[Charts and diagrams as code]
>> BEGIN

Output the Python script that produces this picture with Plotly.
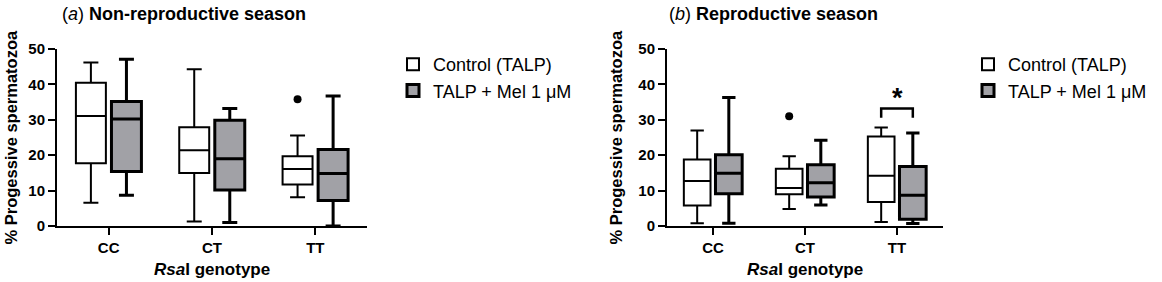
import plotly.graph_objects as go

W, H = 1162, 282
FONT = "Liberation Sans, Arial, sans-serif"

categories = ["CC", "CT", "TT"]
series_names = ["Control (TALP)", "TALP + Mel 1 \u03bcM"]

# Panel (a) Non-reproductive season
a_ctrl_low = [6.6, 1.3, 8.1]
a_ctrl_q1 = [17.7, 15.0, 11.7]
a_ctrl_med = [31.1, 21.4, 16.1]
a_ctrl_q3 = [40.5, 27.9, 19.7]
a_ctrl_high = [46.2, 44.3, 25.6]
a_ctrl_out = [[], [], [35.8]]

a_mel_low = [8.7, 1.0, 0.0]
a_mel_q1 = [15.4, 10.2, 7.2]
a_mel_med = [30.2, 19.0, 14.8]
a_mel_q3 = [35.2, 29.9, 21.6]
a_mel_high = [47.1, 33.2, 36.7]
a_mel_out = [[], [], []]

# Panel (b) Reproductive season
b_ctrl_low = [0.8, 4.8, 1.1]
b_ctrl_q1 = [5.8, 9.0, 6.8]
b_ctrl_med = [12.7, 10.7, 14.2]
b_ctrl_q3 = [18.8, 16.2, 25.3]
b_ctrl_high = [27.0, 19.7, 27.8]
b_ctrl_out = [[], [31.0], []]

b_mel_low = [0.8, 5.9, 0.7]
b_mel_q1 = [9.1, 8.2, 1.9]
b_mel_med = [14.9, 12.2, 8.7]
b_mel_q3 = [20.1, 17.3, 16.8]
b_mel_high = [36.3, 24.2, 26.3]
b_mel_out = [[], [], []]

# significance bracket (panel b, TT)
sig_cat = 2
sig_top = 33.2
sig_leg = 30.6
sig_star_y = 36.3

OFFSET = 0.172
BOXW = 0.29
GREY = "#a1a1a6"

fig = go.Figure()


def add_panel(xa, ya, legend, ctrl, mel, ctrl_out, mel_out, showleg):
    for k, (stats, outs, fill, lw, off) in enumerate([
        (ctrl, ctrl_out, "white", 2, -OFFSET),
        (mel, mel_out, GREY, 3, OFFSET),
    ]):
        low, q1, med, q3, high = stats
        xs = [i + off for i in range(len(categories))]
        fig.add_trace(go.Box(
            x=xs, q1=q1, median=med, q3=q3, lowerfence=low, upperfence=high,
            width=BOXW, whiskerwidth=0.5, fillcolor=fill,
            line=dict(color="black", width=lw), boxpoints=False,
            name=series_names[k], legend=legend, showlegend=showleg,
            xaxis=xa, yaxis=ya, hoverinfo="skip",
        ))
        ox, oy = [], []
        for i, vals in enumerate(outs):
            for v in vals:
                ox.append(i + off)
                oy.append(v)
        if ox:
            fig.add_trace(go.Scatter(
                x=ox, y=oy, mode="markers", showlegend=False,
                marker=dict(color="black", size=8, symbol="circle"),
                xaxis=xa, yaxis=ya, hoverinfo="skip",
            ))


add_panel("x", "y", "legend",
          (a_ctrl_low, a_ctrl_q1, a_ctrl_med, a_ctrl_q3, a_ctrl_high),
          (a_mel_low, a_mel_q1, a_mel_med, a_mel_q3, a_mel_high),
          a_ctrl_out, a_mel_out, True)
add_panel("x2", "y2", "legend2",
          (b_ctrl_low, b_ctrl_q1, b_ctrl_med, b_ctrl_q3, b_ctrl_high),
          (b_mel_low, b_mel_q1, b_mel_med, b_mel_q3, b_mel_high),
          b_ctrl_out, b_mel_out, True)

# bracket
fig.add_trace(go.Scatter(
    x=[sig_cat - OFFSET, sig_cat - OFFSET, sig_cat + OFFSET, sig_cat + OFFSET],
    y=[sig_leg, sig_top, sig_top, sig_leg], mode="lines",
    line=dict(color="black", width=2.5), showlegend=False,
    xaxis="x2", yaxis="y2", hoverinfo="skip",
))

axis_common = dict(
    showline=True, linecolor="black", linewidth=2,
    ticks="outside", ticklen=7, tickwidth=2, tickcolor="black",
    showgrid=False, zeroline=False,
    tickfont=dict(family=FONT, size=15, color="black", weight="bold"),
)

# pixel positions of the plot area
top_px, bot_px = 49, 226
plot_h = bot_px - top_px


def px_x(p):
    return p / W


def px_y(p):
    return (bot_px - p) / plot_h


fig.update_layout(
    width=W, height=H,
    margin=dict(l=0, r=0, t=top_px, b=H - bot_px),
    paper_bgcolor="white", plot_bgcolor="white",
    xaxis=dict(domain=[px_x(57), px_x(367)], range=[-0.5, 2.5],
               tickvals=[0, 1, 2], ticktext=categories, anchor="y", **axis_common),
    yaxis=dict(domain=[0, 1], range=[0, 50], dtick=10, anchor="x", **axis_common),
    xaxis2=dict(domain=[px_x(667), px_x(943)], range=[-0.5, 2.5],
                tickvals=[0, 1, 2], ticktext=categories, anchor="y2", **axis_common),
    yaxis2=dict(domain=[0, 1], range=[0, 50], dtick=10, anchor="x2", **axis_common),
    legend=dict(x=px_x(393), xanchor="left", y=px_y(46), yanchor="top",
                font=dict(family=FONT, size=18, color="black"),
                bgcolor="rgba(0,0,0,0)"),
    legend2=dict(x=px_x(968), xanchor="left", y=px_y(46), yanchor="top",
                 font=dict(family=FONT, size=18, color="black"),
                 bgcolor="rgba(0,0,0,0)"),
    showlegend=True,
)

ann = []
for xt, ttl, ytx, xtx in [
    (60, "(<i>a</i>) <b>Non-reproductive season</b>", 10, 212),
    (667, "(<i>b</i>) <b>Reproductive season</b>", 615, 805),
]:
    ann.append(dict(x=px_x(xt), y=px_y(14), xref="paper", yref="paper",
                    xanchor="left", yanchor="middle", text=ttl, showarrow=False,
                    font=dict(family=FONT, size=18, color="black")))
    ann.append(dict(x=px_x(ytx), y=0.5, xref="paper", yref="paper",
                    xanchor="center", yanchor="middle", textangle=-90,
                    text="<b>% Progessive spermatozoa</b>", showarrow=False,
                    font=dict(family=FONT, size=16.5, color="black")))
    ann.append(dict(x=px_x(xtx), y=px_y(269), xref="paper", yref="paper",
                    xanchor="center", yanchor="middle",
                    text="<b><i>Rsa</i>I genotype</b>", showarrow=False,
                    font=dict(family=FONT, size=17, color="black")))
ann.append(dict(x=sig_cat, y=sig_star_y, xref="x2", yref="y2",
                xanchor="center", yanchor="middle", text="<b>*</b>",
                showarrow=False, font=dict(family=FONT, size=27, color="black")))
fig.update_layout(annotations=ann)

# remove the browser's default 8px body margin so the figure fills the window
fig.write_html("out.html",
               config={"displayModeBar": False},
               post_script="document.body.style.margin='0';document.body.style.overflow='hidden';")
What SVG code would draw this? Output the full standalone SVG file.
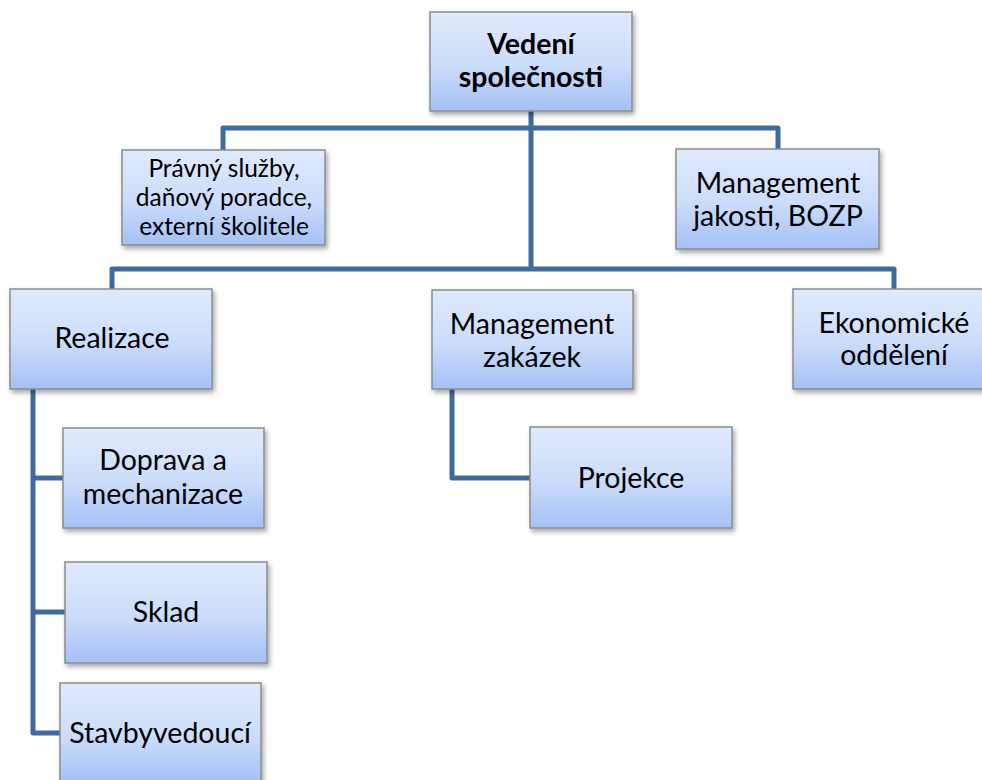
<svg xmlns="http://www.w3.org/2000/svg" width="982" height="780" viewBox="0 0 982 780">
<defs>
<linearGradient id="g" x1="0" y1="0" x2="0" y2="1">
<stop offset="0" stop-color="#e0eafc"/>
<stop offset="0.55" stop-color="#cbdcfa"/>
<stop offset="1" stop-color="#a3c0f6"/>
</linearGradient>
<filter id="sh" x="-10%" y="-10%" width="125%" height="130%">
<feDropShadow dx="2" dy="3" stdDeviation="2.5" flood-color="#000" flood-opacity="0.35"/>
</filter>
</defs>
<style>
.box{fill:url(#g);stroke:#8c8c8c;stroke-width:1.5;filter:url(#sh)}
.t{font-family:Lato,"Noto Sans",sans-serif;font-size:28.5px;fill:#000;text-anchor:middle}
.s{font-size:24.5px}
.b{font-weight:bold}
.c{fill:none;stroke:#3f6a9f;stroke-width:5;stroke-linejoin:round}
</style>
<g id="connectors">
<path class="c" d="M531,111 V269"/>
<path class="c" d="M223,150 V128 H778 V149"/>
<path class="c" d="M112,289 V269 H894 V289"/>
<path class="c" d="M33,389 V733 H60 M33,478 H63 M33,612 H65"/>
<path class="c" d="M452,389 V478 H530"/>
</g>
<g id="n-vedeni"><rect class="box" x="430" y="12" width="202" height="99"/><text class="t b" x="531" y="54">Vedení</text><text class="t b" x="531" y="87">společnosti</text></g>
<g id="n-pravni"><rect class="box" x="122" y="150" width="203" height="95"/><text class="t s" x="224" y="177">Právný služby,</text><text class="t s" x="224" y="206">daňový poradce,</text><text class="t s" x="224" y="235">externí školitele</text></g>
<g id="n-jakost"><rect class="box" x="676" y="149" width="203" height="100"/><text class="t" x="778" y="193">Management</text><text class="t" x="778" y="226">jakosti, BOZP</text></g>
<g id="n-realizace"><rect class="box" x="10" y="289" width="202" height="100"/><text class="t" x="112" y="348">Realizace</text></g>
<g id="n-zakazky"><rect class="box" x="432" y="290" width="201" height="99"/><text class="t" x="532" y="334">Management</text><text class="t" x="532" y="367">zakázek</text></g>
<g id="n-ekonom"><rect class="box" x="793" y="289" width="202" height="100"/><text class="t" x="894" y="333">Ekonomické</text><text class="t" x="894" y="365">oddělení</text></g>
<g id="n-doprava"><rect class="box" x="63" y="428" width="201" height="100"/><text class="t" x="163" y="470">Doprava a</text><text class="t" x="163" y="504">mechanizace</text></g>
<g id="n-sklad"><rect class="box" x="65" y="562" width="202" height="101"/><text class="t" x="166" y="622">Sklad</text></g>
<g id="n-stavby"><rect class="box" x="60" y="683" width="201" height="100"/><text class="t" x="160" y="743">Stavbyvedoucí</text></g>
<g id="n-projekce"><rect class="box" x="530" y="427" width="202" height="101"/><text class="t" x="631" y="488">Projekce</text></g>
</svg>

>> END

Collect each line of the entries that has the word "this", copying it in full.

Output the Python script that produces this picture with Plotly.
What SVG code would draw this? Output the full standalone SVG file.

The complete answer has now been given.